Task goal: What follows is a set of records, each of which is to be written out exactly.

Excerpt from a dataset

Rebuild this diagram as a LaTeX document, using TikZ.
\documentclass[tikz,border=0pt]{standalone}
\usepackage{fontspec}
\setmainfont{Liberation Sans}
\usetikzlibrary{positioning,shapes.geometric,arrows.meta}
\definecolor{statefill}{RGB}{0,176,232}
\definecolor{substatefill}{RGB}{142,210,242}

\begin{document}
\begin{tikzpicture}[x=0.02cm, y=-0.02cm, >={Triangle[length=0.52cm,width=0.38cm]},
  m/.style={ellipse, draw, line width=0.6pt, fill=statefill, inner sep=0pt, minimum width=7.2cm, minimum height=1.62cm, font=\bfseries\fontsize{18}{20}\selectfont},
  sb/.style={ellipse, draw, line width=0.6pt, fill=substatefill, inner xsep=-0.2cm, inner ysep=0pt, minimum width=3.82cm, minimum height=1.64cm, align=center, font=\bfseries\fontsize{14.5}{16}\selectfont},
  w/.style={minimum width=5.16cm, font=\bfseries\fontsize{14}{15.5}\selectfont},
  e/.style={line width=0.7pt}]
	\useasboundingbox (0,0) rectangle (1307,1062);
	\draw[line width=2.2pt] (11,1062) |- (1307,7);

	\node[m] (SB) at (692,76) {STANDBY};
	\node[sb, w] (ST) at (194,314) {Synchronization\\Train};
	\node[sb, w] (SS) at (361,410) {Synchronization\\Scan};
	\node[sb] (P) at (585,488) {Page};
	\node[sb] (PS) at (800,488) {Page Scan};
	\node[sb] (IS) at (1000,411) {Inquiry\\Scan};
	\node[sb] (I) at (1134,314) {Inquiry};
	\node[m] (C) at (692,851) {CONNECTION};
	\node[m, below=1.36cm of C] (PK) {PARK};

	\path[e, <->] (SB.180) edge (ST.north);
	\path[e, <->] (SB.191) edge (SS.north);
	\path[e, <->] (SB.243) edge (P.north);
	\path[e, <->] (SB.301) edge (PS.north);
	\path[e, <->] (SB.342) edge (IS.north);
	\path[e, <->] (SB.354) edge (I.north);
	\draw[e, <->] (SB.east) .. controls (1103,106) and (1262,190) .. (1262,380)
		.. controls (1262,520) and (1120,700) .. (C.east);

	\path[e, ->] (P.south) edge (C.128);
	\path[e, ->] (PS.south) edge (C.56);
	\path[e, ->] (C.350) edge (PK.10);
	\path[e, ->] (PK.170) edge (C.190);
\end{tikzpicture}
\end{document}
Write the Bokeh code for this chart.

Full solution:
Rebuild this diagram as a LaTeX document, using TikZ.
\documentclass[tikz,border=0pt]{standalone}
\usepackage{fontspec}
\setmainfont{Liberation Sans}
\usetikzlibrary{positioning,shapes.geometric,arrows.meta}
\definecolor{statefill}{RGB}{0,176,232}
\definecolor{substatefill}{RGB}{142,210,242}

\begin{document}
\begin{tikzpicture}[x=0.02cm, y=-0.02cm, >={Triangle[length=0.52cm,width=0.38cm]},
  m/.style={ellipse, draw, line width=0.6pt, fill=statefill, inner sep=0pt, minimum width=7.2cm, minimum height=1.62cm, font=\bfseries\fontsize{18}{20}\selectfont},
  sb/.style={ellipse, draw, line width=0.6pt, fill=substatefill, inner xsep=-0.2cm, inner ysep=0pt, minimum width=3.82cm, minimum height=1.64cm, align=center, font=\bfseries\fontsize{14.5}{16}\selectfont},
  w/.style={minimum width=5.16cm, font=\bfseries\fontsize{14}{15.5}\selectfont},
  e/.style={line width=0.7pt}]
	\useasboundingbox (0,0) rectangle (1307,1062);
	\draw[line width=2.2pt] (11,1062) |- (1307,7);

	\node[m] (SB) at (692,76) {STANDBY};
	\node[sb, w] (ST) at (194,314) {Synchronization\\Train};
	\node[sb, w] (SS) at (361,410) {Synchronization\\Scan};
	\node[sb] (P) at (585,488) {Page};
	\node[sb] (PS) at (800,488) {Page Scan};
	\node[sb] (IS) at (1000,411) {Inquiry\\Scan};
	\node[sb] (I) at (1134,314) {Inquiry};
	\node[m] (C) at (692,851) {CONNECTION};
	\node[m, below=1.36cm of C] (PK) {PARK};

	\path[e, <->] (SB.180) edge (ST.north);
	\path[e, <->] (SB.191) edge (SS.north);
	\path[e, <->] (SB.243) edge (P.north);
	\path[e, <->] (SB.301) edge (PS.north);
	\path[e, <->] (SB.342) edge (IS.north);
	\path[e, <->] (SB.354) edge (I.north);
	\draw[e, <->] (SB.east) .. controls (1103,106) and (1262,190) .. (1262,380)
		.. controls (1262,520) and (1120,700) .. (C.east);

	\path[e, ->] (P.south) edge (C.128);
	\path[e, ->] (PS.south) edge (C.56);
	\path[e, ->] (C.350) edge (PK.10);
	\path[e, ->] (PK.170) edge (C.190);
\end{tikzpicture}
\end{document}
Write the Bokeh code for this chart.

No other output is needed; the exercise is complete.